DATA LINES –

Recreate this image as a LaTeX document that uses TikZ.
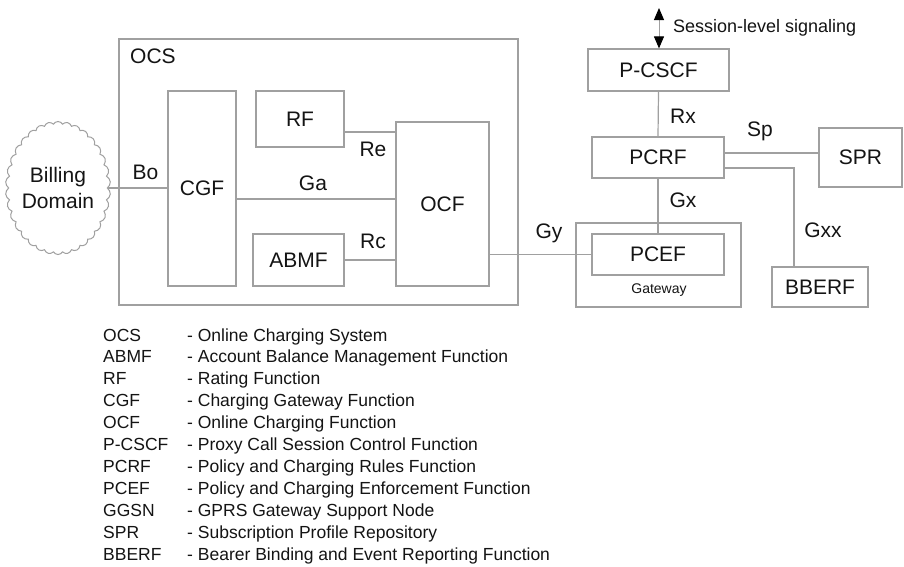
\documentclass[tikz,border=0pt]{standalone}
\usepackage{fontspec}
\setmainfont{Liberation Sans}
\usetikzlibrary{shapes.symbols,arrows.meta}
\definecolor{linegray}{RGB}{160,160,160}
\definecolor{txt}{RGB}{20,20,20}
\begin{document}
\begin{tikzpicture}[x=1pt,y=-1pt,
  every node/.style={text=txt},
  box/.style={draw=linegray,line width=1.2pt,rectangle,inner sep=0pt,
    font=\fontsize{21}{24}\selectfont},
  conn/.style={draw=linegray,line width=1.2pt},
  lbl/.style={font=\fontsize{21}{24}\selectfont,inner sep=0pt},
  leg/.style={font=\fontsize{17.5}{20}\selectfont,inner sep=0pt,anchor=base west}]
\fill[white] (0,0) rectangle (904,566);
\useasboundingbox (0,0) rectangle (904,566);

% containers
\node[box,minimum width=399pt,minimum height=266pt] (ocs) at (318.5,172) {};
\node[lbl,anchor=west] (ocslbl) at (130,56) {OCS};
\node[box,minimum width=165pt,minimum height=84pt] (gw) at (658.5,265) {};
\node[font=\fontsize{14}{16}\selectfont,inner sep=0pt] (gwlbl) at (659,290) {Gateway};

% boxes
\node[box,minimum width=68pt,minimum height=195pt] (cgf) at (202,188.5) {CGF};
\node[box,minimum width=88pt,minimum height=56pt] (rf) at (300,119) {RF};
\node[box,minimum width=91pt,minimum height=52pt] (abmf) at (298.5,260) {ABMF};
\node[box,minimum width=93pt,minimum height=164pt] (ocf) at (442.5,204) {OCF};
\node[box,minimum width=141pt,minimum height=42pt] (pcscf) at (658.5,70) {P-CSCF};
\node[box,minimum width=132pt,minimum height=41pt] (pcrf) at (658,157.5) {PCRF};
\node[box,minimum width=83pt,minimum height=59pt] (spr) at (860.5,157.5) {SPR};
\node[box,minimum width=96pt,minimum height=40pt] (bberf) at (820,287) {BBERF};
\node[box,minimum width=132pt,minimum height=41pt] (pcef) at (658,254.5) {PCEF};

\node[cloud,draw=linegray,line width=1pt,cloud puffs=34,cloud puff arc=120,
  cloud ignores aspect,minimum width=95pt,minimum height=133pt,inner sep=0pt,
  align=center,font=\fontsize{21}{26}\selectfont] (bill) at (58,188) {Billing\\Domain};

% connectors
\draw[conn] (bill.east) -- (bill.east -| cgf.west);
\draw[conn] ([yshift=-10.5pt]cgf.east) -- ([yshift=-10.5pt]cgf.east -| ocf.west);
\draw[conn] ([yshift=-13pt]rf.east) -- ([yshift=-13pt]rf.east -| ocf.west);
\draw[conn] (abmf.east) -- (abmf.east -| ocf.west);
\draw[conn] (pcef.west -| ocf.east) -- (pcef.west);
\draw[conn] (pcscf.south) -- (pcrf.north);
\draw[conn] (pcrf.south) -- (pcef.north);
\draw[conn] ([yshift=4.5pt]pcrf.east) -- ([yshift=4.5pt]pcrf.east -| spr.west);
\draw[conn] ([yshift=-10.5pt]pcrf.east) -| ([xshift=-26pt]bberf.north);

\coordinate (sig) at (659,8);
\draw[draw=linegray,line width=1pt,{Triangle[length=12pt,width=10pt,fill=black,color=black]}-{Triangle[length=12pt,width=10pt,fill=black,color=black]}] (sig) -- ([xshift=0.5pt]pcscf.north);
\node[lbl,anchor=west,font=\fontsize{18}{21}\selectfont] (siglbl) at (673,28) {Session-level signaling};

% interface labels
\node[lbl] (bo) at (145.5,172) {Bo};
\node[lbl] (ga) at (313,183) {Ga};
\node[lbl] (re) at (373,149) {Re};
\node[lbl] (rc) at (373,241) {Rc};
\node[lbl] (rx) at (683,116) {Rx};
\node[lbl] (sp) at (760,131) {Sp};
\node[lbl] (gx) at (683,200) {Gx};
\node[lbl] (gxx) at (823,230) {Gxx};
\node[lbl] (gy) at (549,233) {Gy};

% legend
\foreach \i/\a/\d in {0/OCS/Online Charging System,
  1/ABMF/Account Balance Management Function,
  2/RF/Rating Function,
  3/CGF/Charging Gateway Function,
  4/OCF/Online Charging Function,
  5/P-CSCF/Proxy Call Session Control Function,
  6/PCRF/Policy and Charging Rules Function,
  7/PCEF/Policy and Charging Enforcement Function,
  8/GGSN/GPRS Gateway Support Node,
  9/SPR/Subscription Profile Repository,
  10/BBERF/Bearer Binding and Event Reporting Function}{
  \node[leg] (la\i) at (103,{341+21.9*\i}) {\a};
  \node[leg] (ld\i) at (187,{341+21.9*\i}) {- \d};
}
\end{tikzpicture}
\end{document}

THE TASK – Reproduce every line of the material precisely, omitting its pictures.

ANSWER FOR THIS EXERCISE –
Recreate this image as a LaTeX document that uses TikZ.
\documentclass[tikz,border=0pt]{standalone}
\usepackage{fontspec}
\setmainfont{Liberation Sans}
\usetikzlibrary{shapes.symbols,arrows.meta}
\definecolor{linegray}{RGB}{160,160,160}
\definecolor{txt}{RGB}{20,20,20}
\begin{document}
\begin{tikzpicture}[x=1pt,y=-1pt,
  every node/.style={text=txt},
  box/.style={draw=linegray,line width=1.2pt,rectangle,inner sep=0pt,
    font=\fontsize{21}{24}\selectfont},
  conn/.style={draw=linegray,line width=1.2pt},
  lbl/.style={font=\fontsize{21}{24}\selectfont,inner sep=0pt},
  leg/.style={font=\fontsize{17.5}{20}\selectfont,inner sep=0pt,anchor=base west}]
\fill[white] (0,0) rectangle (904,566);
\useasboundingbox (0,0) rectangle (904,566);

% containers
\node[box,minimum width=399pt,minimum height=266pt] (ocs) at (318.5,172) {};
\node[lbl,anchor=west] (ocslbl) at (130,56) {OCS};
\node[box,minimum width=165pt,minimum height=84pt] (gw) at (658.5,265) {};
\node[font=\fontsize{14}{16}\selectfont,inner sep=0pt] (gwlbl) at (659,290) {Gateway};

% boxes
\node[box,minimum width=68pt,minimum height=195pt] (cgf) at (202,188.5) {CGF};
\node[box,minimum width=88pt,minimum height=56pt] (rf) at (300,119) {RF};
\node[box,minimum width=91pt,minimum height=52pt] (abmf) at (298.5,260) {ABMF};
\node[box,minimum width=93pt,minimum height=164pt] (ocf) at (442.5,204) {OCF};
\node[box,minimum width=141pt,minimum height=42pt] (pcscf) at (658.5,70) {P-CSCF};
\node[box,minimum width=132pt,minimum height=41pt] (pcrf) at (658,157.5) {PCRF};
\node[box,minimum width=83pt,minimum height=59pt] (spr) at (860.5,157.5) {SPR};
\node[box,minimum width=96pt,minimum height=40pt] (bberf) at (820,287) {BBERF};
\node[box,minimum width=132pt,minimum height=41pt] (pcef) at (658,254.5) {PCEF};

\node[cloud,draw=linegray,line width=1pt,cloud puffs=34,cloud puff arc=120,
  cloud ignores aspect,minimum width=95pt,minimum height=133pt,inner sep=0pt,
  align=center,font=\fontsize{21}{26}\selectfont] (bill) at (58,188) {Billing\\Domain};

% connectors
\draw[conn] (bill.east) -- (bill.east -| cgf.west);
\draw[conn] ([yshift=-10.5pt]cgf.east) -- ([yshift=-10.5pt]cgf.east -| ocf.west);
\draw[conn] ([yshift=-13pt]rf.east) -- ([yshift=-13pt]rf.east -| ocf.west);
\draw[conn] (abmf.east) -- (abmf.east -| ocf.west);
\draw[conn] (pcef.west -| ocf.east) -- (pcef.west);
\draw[conn] (pcscf.south) -- (pcrf.north);
\draw[conn] (pcrf.south) -- (pcef.north);
\draw[conn] ([yshift=4.5pt]pcrf.east) -- ([yshift=4.5pt]pcrf.east -| spr.west);
\draw[conn] ([yshift=-10.5pt]pcrf.east) -| ([xshift=-26pt]bberf.north);

\coordinate (sig) at (659,8);
\draw[draw=linegray,line width=1pt,{Triangle[length=12pt,width=10pt,fill=black,color=black]}-{Triangle[length=12pt,width=10pt,fill=black,color=black]}] (sig) -- ([xshift=0.5pt]pcscf.north);
\node[lbl,anchor=west,font=\fontsize{18}{21}\selectfont] (siglbl) at (673,28) {Session-level signaling};

% interface labels
\node[lbl] (bo) at (145.5,172) {Bo};
\node[lbl] (ga) at (313,183) {Ga};
\node[lbl] (re) at (373,149) {Re};
\node[lbl] (rc) at (373,241) {Rc};
\node[lbl] (rx) at (683,116) {Rx};
\node[lbl] (sp) at (760,131) {Sp};
\node[lbl] (gx) at (683,200) {Gx};
\node[lbl] (gxx) at (823,230) {Gxx};
\node[lbl] (gy) at (549,233) {Gy};

% legend
\foreach \i/\a/\d in {0/OCS/Online Charging System,
  1/ABMF/Account Balance Management Function,
  2/RF/Rating Function,
  3/CGF/Charging Gateway Function,
  4/OCF/Online Charging Function,
  5/P-CSCF/Proxy Call Session Control Function,
  6/PCRF/Policy and Charging Rules Function,
  7/PCEF/Policy and Charging Enforcement Function,
  8/GGSN/GPRS Gateway Support Node,
  9/SPR/Subscription Profile Repository,
  10/BBERF/Bearer Binding and Event Reporting Function}{
  \node[leg] (la\i) at (103,{341+21.9*\i}) {\a};
  \node[leg] (ld\i) at (187,{341+21.9*\i}) {- \d};
}
\end{tikzpicture}
\end{document}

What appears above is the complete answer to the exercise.